Required task
Find the lines containing "this" and say how many there are, with no other words.

+ + + +

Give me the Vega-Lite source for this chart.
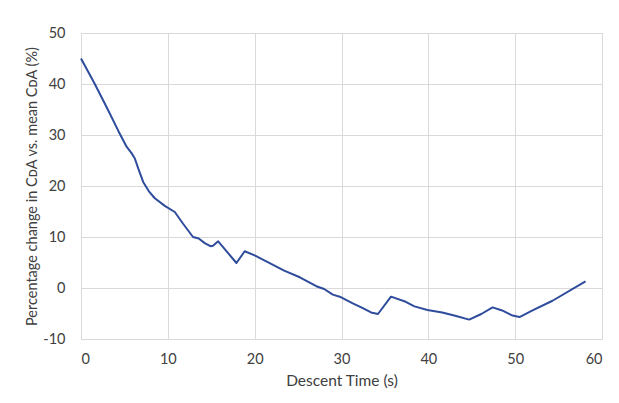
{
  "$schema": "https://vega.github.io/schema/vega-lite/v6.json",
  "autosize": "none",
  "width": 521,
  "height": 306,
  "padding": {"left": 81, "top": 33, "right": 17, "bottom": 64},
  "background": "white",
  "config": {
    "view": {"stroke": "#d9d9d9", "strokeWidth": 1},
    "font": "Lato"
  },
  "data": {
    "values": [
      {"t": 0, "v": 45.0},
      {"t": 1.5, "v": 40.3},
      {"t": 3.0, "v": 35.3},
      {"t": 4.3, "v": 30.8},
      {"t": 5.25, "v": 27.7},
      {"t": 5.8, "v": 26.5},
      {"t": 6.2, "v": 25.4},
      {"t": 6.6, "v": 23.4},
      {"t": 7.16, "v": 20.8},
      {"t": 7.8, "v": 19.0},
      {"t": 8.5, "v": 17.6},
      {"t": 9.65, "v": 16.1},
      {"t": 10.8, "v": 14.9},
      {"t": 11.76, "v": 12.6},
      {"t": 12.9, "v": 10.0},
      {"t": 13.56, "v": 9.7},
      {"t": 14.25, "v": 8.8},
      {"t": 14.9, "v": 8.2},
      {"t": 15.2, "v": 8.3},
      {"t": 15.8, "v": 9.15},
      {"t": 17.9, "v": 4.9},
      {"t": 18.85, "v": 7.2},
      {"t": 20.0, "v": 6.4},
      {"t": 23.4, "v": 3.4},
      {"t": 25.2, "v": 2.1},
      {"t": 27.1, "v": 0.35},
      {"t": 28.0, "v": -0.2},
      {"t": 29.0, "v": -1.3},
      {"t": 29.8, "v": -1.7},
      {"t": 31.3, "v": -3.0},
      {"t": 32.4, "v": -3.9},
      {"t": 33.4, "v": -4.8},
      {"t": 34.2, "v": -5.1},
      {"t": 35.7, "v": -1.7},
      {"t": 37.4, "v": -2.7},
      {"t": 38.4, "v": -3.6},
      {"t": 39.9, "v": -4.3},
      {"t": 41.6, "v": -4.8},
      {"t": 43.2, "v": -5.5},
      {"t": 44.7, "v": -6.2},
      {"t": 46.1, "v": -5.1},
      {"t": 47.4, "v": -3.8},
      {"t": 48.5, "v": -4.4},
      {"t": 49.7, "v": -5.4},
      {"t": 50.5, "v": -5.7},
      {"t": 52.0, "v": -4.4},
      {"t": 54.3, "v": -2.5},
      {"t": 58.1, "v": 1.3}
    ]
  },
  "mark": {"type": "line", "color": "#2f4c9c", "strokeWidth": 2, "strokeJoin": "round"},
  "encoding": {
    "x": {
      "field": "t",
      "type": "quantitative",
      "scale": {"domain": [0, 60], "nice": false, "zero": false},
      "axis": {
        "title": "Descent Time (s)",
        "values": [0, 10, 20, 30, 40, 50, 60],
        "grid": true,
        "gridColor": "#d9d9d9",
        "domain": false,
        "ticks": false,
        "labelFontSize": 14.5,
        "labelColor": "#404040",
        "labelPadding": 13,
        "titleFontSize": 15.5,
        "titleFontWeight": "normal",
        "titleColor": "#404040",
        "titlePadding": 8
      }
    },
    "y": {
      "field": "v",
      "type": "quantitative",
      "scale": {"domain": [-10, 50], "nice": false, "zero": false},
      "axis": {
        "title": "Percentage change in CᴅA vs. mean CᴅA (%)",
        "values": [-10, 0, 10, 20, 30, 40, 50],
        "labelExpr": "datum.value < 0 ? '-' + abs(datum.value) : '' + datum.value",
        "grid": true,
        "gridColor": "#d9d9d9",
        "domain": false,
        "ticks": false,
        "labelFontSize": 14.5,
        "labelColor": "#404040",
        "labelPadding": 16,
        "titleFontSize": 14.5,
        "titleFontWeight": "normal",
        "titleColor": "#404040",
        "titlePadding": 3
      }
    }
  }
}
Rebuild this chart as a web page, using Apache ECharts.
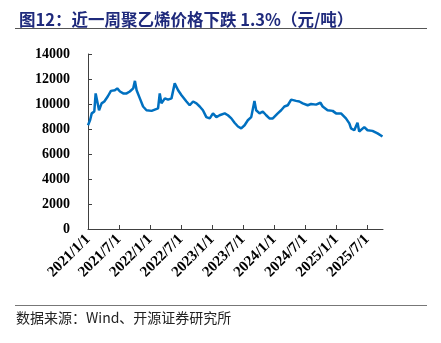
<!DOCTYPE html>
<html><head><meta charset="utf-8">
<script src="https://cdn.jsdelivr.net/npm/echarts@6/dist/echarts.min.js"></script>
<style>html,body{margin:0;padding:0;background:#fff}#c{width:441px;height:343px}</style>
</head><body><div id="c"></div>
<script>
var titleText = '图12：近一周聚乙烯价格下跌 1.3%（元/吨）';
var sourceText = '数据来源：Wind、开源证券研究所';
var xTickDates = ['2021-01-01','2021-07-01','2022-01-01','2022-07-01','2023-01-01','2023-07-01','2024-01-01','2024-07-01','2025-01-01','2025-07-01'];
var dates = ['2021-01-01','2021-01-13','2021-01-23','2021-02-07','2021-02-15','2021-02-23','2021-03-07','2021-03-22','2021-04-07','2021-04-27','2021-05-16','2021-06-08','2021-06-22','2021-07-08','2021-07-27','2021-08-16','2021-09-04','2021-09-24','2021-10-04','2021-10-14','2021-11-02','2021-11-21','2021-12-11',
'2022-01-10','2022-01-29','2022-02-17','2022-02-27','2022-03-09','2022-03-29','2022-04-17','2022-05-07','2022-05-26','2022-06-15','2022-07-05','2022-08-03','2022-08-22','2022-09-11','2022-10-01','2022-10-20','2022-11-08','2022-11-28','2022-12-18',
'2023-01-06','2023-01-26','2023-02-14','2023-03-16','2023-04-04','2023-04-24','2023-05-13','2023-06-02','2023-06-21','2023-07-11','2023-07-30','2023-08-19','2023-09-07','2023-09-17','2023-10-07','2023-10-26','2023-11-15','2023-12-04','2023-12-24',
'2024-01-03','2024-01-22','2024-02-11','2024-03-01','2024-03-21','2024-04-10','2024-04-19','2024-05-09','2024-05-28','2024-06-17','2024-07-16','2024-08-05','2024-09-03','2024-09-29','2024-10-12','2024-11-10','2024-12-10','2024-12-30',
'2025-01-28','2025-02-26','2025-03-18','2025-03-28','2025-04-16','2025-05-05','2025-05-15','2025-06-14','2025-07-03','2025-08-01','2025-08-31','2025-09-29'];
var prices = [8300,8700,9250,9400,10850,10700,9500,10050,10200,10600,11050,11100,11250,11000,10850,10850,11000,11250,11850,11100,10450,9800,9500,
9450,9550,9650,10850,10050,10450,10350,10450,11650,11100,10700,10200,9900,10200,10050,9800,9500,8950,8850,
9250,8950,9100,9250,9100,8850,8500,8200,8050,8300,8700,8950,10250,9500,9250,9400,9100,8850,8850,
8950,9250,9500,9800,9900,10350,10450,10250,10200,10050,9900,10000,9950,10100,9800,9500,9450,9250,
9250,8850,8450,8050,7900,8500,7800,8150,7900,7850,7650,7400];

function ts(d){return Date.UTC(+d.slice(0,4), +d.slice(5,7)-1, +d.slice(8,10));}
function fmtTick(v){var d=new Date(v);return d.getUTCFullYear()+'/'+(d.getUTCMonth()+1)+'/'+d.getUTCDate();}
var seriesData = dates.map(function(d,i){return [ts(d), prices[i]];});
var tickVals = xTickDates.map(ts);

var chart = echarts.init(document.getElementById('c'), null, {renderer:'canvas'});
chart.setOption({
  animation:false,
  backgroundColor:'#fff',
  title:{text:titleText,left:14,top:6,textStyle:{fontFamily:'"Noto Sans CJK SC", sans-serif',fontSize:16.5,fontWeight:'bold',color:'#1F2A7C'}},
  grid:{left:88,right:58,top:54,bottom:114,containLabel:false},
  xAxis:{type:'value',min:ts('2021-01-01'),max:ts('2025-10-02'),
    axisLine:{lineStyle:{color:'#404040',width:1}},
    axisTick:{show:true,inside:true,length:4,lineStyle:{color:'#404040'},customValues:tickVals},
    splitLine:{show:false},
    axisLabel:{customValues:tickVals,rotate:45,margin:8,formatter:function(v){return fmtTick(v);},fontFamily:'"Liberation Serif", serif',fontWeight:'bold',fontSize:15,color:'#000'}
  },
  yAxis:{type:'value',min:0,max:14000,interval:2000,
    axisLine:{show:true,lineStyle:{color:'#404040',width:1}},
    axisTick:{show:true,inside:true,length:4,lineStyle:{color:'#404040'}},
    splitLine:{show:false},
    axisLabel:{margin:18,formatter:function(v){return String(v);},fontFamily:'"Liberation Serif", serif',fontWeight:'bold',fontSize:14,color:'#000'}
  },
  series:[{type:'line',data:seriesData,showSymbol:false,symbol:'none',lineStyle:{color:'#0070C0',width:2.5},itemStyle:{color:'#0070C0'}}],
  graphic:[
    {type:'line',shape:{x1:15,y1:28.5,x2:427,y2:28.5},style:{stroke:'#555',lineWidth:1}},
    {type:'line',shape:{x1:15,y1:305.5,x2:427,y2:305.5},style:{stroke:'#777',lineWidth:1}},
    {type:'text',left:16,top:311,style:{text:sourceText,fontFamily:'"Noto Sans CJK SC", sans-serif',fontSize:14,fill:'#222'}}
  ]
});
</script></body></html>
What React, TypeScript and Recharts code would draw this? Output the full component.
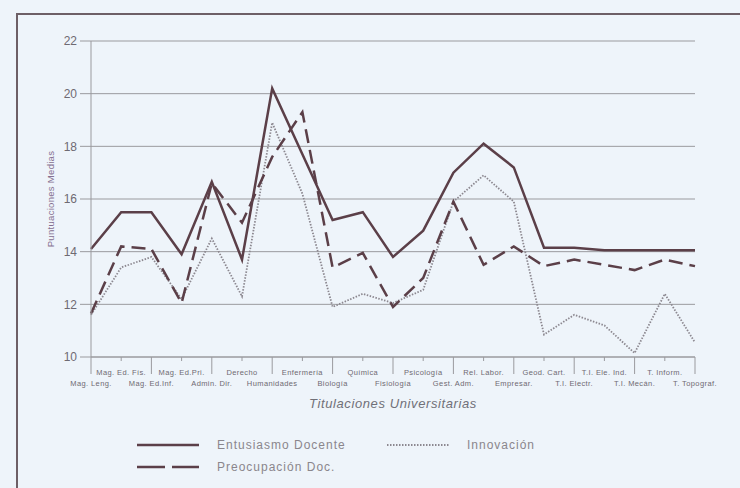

+ + + +

Task answer
3